Among big metro areas, Detroit-Warren-Livonia, Mich., and Riverside-San Bernardino-Ontario, Calif., reported the highest unemployment rates of 9.5 percent in November 2008. Large areas with the lowest jobless rates in November were Oklahoma City, Okla., and Washington-
Arlington-Alexandria, D.C.-Va.-Md.-W.Va., at 4.4 percent each.

So we know where we stand, unfortunately, on rising unemployment. Let's slice the BLS numbers another way and look at the decline in employment over the past year among metro areas. By this measure, Tampa-St. Petersburg-Clearwater ranked fourth with a 2.4-percent employment decline. That matches the Miami-Fort Lauderdale-Pompano Beach area. Bigger employment declines were reported by Detroit-Warren-Livonia (-3.7 percent), followed by Phoenix-Mesa-Scottsdale, Ariz. (-3.0 percent), and
Atlanta-Sandy Springs-Marietta, Ga., and Riverside-San Bernardino-Ontario, Calif. (-2.7 percent each).

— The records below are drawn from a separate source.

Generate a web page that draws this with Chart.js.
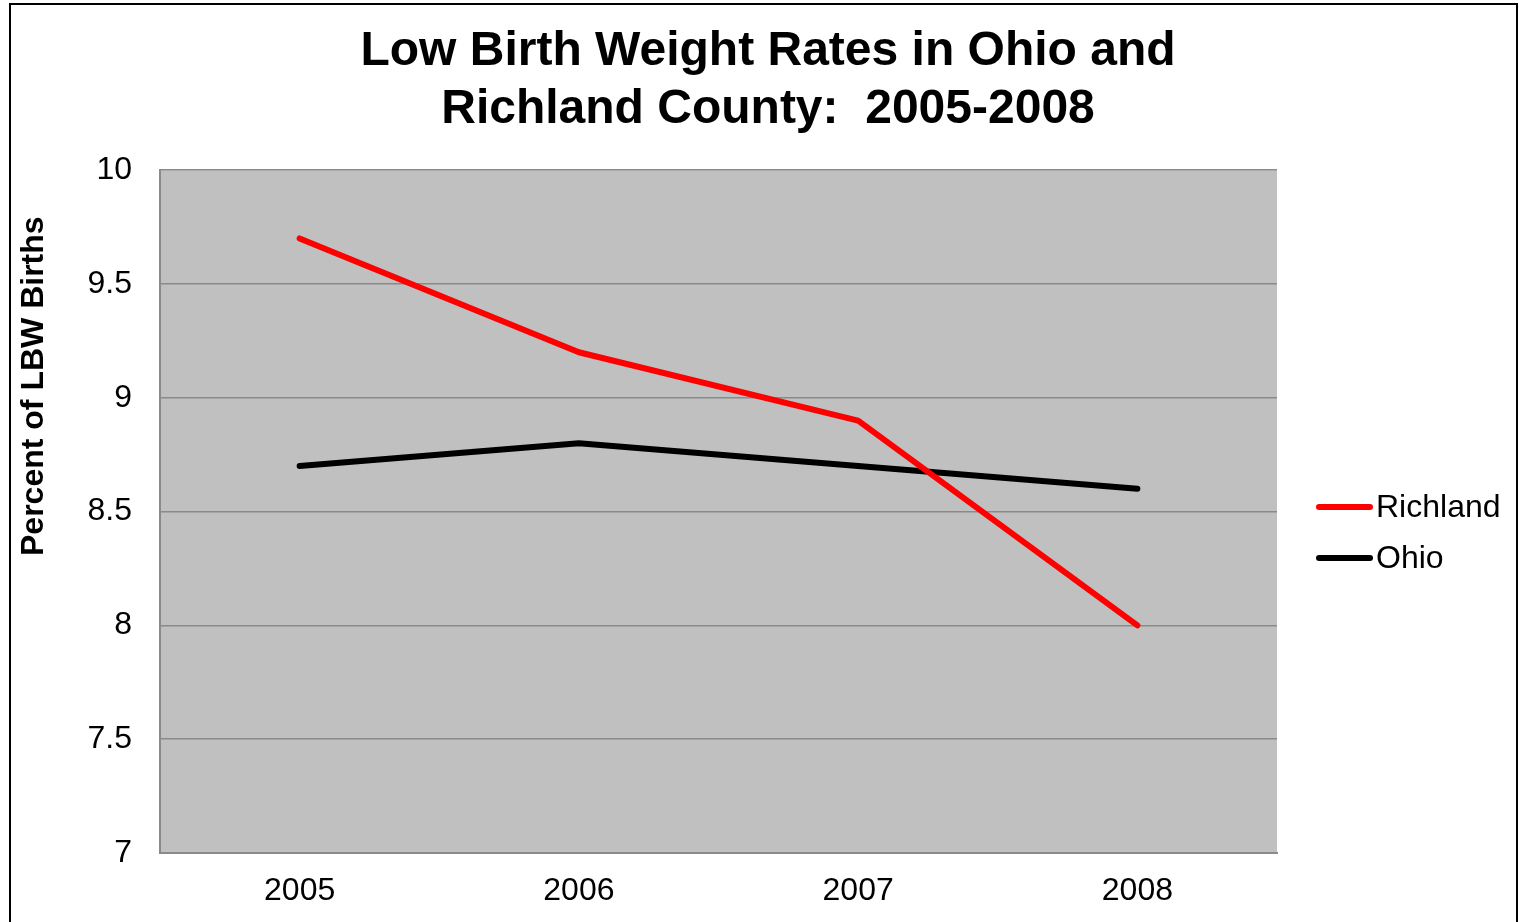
<!DOCTYPE html>
<html>
<head>
<meta charset="utf-8">
<title>Low Birth Weight Rates</title>
<script src="https://cdn.jsdelivr.net/npm/chart.js@4.4.0/dist/chart.umd.min.js"></script>
<style>
html, body { margin: 0; padding: 0; background: #fff; overflow: hidden; }
#lbwChart { position: absolute; left: 0; top: 0; }
#frame { position: absolute; left: 9px; top: 3px; width: 1509px; height: 960px; border: 2px solid #000; box-sizing: border-box; }
</style>
</head>
<body>
<canvas id="lbwChart" width="1519" height="922"></canvas>
<div id="frame"></div>
<script>
var years = ['2005', '2006', '2007', '2008'];
var richland = [9.7, 9.2, 8.9, 8.0];
var ohio = [8.7, 8.8, 8.7, 8.6];
var yMin = 7, yMax = 10, yStep = 0.5;
var yTitle = 'Percent of LBW Births';

var fontFam = '"Liberation Sans", Arial, sans-serif';

// grey plot area behind gridlines
var plotBackground = {
	id: 'plotBackground',
	beforeDraw: function(chart) {
		var a = chart.chartArea, ctx = chart.ctx;
		ctx.save();
		ctx.fillStyle = '#c0c0c0';
		ctx.fillRect(a.left, a.top, a.right - a.left, a.bottom - a.top);
		ctx.restore();
	}
};

// legend on the right + y axis title (excel puts it above the middle)
var sideLegend = {
	id: 'sideLegend',
	afterDraw: function(chart) {
		var a = chart.chartArea, ctx = chart.ctx;
		var x = a.right + 39;
		var y = (a.top + a.bottom) / 2 - 4.5;
		ctx.save();
		ctx.font = '32px ' + fontFam;
		ctx.textBaseline = 'middle';
		ctx.textAlign = 'left';
		chart.data.datasets.forEach(function(ds, i) {
			var yy = y + i * 51;
			ctx.strokeStyle = ds.borderColor;
			ctx.lineWidth = 6;
			ctx.lineCap = 'round';
			ctx.beginPath();
			ctx.moveTo(x + 3, yy);
			ctx.lineTo(x + 54, yy);
			ctx.stroke();
			ctx.fillStyle = '#000';
			ctx.fillText(ds.label, x + 60, yy + 1);
		});

		ctx.translate(34, a.top + 216);
		ctx.rotate(-Math.PI / 2);
		ctx.textAlign = 'center';
		ctx.font = 'bold 32px ' + fontFam;
		ctx.fillText(yTitle, 0, 0);
		ctx.restore();
	}
};

var ctx = document.getElementById('lbwChart');
var chart = new Chart(ctx, {
	type: 'line',
	data: {
		labels: years,
		datasets: [{
			label: 'Richland',
			data: richland,
			borderColor: '#ff0000',
			backgroundColor: '#ff0000',
			borderWidth: 6,
			borderCapStyle: 'round',
			borderJoinStyle: 'round',
			pointRadius: 0,
			tension: 0
		}, {
			label: 'Ohio',
			data: ohio,
			borderColor: '#000000',
			backgroundColor: '#000000',
			borderWidth: 6,
			borderCapStyle: 'round',
			borderJoinStyle: 'round',
			pointRadius: 0,
			tension: 0
		}]
	},
	options: {
		responsive: false,
		animation: false,
		events: [],
		layout: {
			padding: { left: 17, right: 0, top: 0, bottom: 13 }
		},
		plugins: {
			legend: { display: false },
			tooltip: { enabled: false },
			title: {
				display: true,
				text: ['Low Birth Weight Rates in Ohio and', 'Richland County:  2005-2008'],
				color: '#000',
				font: { family: fontFam, size: 48, weight: 'bold', lineHeight: 1.2 },
				padding: { top: 23, bottom: 32 }
			}
		},
		scales: {
			x: {
				offset: true,
				afterFit: function(scale) { scale.height = 56; },
				grid: { display: false, drawTicks: false },
				border: { display: true, color: '#8a8a8a', width: 2 },
				ticks: {
					color: '#000',
					padding: 19,
					font: { family: fontFam, size: 32 }
				}
			},
			y: {
				min: yMin,
				max: yMax,
				afterFit: function(scale) { scale.width = 143; },
				grid: { color: '#8a8a8a', lineWidth: 1.5, drawTicks: false },
				border: { display: true, color: '#8a8a8a', width: 2 },
				ticks: {
					stepSize: yStep,
					color: '#000',
					padding: 28,
					font: { family: fontFam, size: 32 },
					callback: function(v) { return String(v); }
				}
			},
			// empty axis on the right, only keeps room for the legend
			spacer: {
				type: 'linear',
				position: 'right',
				afterFit: function(scale) { scale.width = 242; },
				grid: { display: false, drawTicks: false },
				border: { display: false },
				ticks: { display: false }
			}
		}
	},
	plugins: [plotBackground, sideLegend]
});
</script>
</body>
</html>
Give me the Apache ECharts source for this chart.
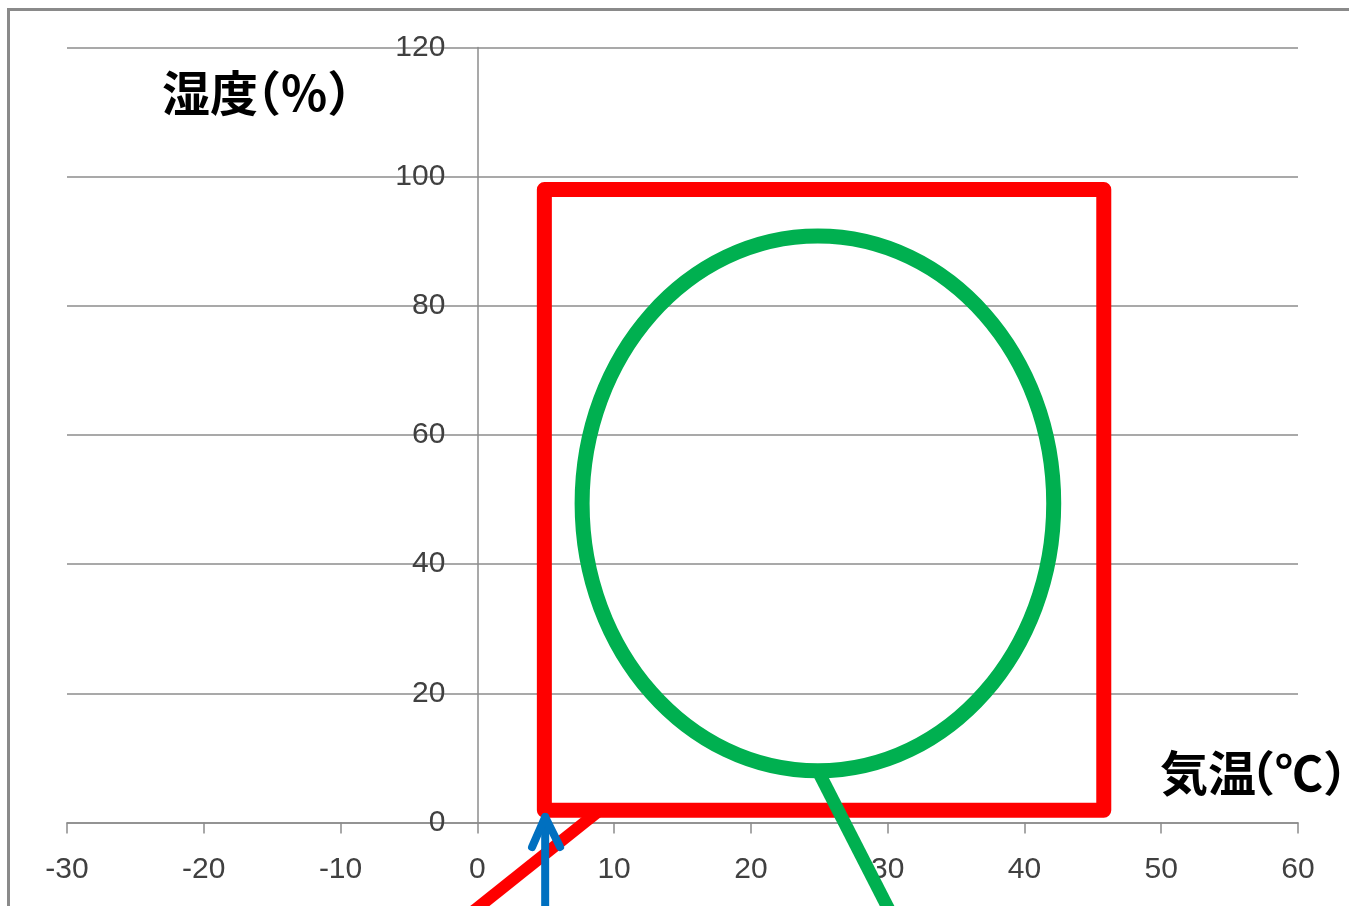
<!DOCTYPE html>
<html>
<head>
<meta charset="utf-8">
<script src="https://cdn.jsdelivr.net/npm/echarts@6/dist/echarts.min.js"></script>
<style>
html,body{margin:0;padding:0;background:#fff;}
#chart{width:1349px;height:906px;}
</style>
</head>
<body>
<div id="chart"></div>
<script>
// Axis ranges / ticks
const xTicks = [-30, -20, -10, 0, 10, 20, 30, 40, 50, 60];
const yTicks = [0, 20, 40, 60, 80, 100, 120];
const yTitleParts = ['湿度', '（', '%', '）'];   // 湿度（%）
const xTitleParts = ['気温', '（', '℃', '）'];   // 気温（℃）

// Shapes drawn over the chart (data coordinates: [temperature, humidity])
const redRect = [[4.9, 1.9], [45.8, 1.9], [45.8, 98], [4.9, 98], [4.9, 1.9]];
const redPointer = [[8.9, 1.8], [-8.5, -27.6]];
const greenEllipse = [[24.9, 49.4, 17.24, 41.4]]; // cx, cy, rx, ry
const greenPointer = [[24.9, 8.0], [35.0, -33.8]];
const blueShaft = [[4.96, -30], [4.96, 0.85]];
const blueHead = [[4.0, -3.8], [4.96, 0.85], [6.05, -3.8]];

const chart = echarts.init(document.getElementById('chart'));
const labelColor = '#404040';
const lineGray = '#8c8c8c';

const gridLeft = 67, gridRight = 51;
const plotW = 1349 - gridLeft - gridRight;
const xMin = xTicks[0], xMax = xTicks[xTicks.length - 1];
const yAxisOffset = -plotW * (0 - xMin) / (xMax - xMin); // put y axis at x = 0

const titleFont = { fontSize: 48, fontWeight: 'bold', fontFamily: 'Noto Sans CJK JP', fill: '#000' };
function titleText(parts, x, y, firstW) {
  return {
    type: 'text', x: x, y: y, z: 100, silent: true,
    style: {
      text: '{a|' + parts[0] + '}{l|' + parts[1] + '}{b|' + parts[2] + '}{r|' + parts[3] + '}',
      verticalAlign: 'middle', align: 'left',
      rich: {
        a: Object.assign({ width: firstW }, titleFont),
        l: titleFont, b: titleFont, r: titleFont
      }
    }
  };
}

const option = {
  animation: false,
  backgroundColor: '#ffffff',
  grid: { left: gridLeft, right: gridRight, top: 47.5, bottom: 83.5, containLabel: false, outerBoundsMode: 'none' },
  xAxis: {
    type: 'value',
    min: xMin, max: xMax, interval: 10,
    axisLine: { show: true, onZero: false, lineStyle: { color: lineGray, width: 1.5 } },
    axisTick: { show: true, length: 11, lineStyle: { color: lineGray, width: 1.5 } },
    axisLabel: { color: labelColor, fontSize: 30, fontFamily: 'Liberation Sans', margin: 32 },
    splitLine: { show: false }
  },
  yAxis: {
    type: 'value',
    min: yTicks[0], max: yTicks[yTicks.length - 1], interval: 20,
    offset: yAxisOffset,
    axisLine: { show: true, onZero: false, lineStyle: { color: lineGray, width: 1.5 } },
    axisTick: { show: false },
    axisLabel: { color: labelColor, fontSize: 30, fontFamily: 'Liberation Sans', margin: 32 },
    splitLine: { show: true, lineStyle: { color: lineGray, width: 1.5 } }
  },
  graphic: [
    { type: 'rect', shape: { x: 8.5, y: 9.5, width: 2000, height: 2000 },
      style: { fill: 'none', stroke: '#8a8a8a', lineWidth: 3 }, z: -1, silent: true },
    titleText(yTitleParts, 162, 93, 71),
    titleText(xTitleParts, 1160, 773, 67)
  ],
  series: [
    { type: 'line', data: redRect, symbol: 'none', clip: false, z: 10,
      lineStyle: { color: '#ff0000', width: 15, cap: 'round', join: 'round' } },
    { type: 'line', data: redPointer, symbol: 'none', clip: false, z: 10,
      lineStyle: { color: '#ff0000', width: 12, cap: 'butt' } },
    { type: 'custom', data: greenEllipse, clip: false, z: 11,
      renderItem: function (params, api) {
        const c = api.coord([api.value(0), api.value(1)]);
        const s = api.size([api.value(2), api.value(3)]);
        return { type: 'ellipse', shape: { cx: c[0], cy: c[1], rx: s[0], ry: s[1] },
          style: { fill: 'none', stroke: '#00b050', lineWidth: 15 } };
      } },
    { type: 'line', data: greenPointer, symbol: 'none', clip: false, z: 12,
      lineStyle: { color: '#00b050', width: 13, cap: 'butt' } },
    { type: 'line', data: blueShaft, symbol: 'none', clip: false, z: 13,
      lineStyle: { color: '#0070c0', width: 8, cap: 'round' } },
    { type: 'line', data: blueHead, symbol: 'none', clip: false, z: 13,
      lineStyle: { color: '#0070c0', width: 8, cap: 'round', join: 'round' } }
  ]
};
chart.setOption(option);
</script>
</body>
</html>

Yes, some metro areas -- mostly in Texas -- are actually adding  jobs. The largest over-the-year percentage gain in employment was recorded in Houston-Sugar Land-Baytown, Texas (+2.1 percent), followed by San Antonio, Texas (+2.0 percent), Austin-Round Rock, Texas, and Dallas-Fort Worth-Arlington, Texas (+1.6 percent each), and Virginia Beach-Norfolk-Newport News, Va.-N.C. (+1.5 percent).

In actual jobs lost, the Tampa Bay area shed 30,600 in the past year, BLS said. That's 15 percent of the 202,600 jobs lost statewide from November '07 to November '08. Only the larger Miami-Fort Lauderdale-Pompano Beach area shed more jobs -- 59,300 (third largest among metro areas nationwide) -- in the past year. Orlando proved resilient in the past year, shedding just 7,500 jobs in the same period. More details on Florida's unemployment scene in November can be found here in an earlier state government release.

Finally, consider the broader BLS perspective on the struggling national job scene. Unemployment rates were higher in November than a year earlier in 364 of the 369 metropolitan areas, lower in four areas, and unchanged in one area. Twenty-three areas recorded jobless rates of at least 10.0 percent, while eight areas registered rates below 3.0 percent. The national unemployment rate in November was 6.5 percent -- still 1.3 points lower than the Tampa Bay area.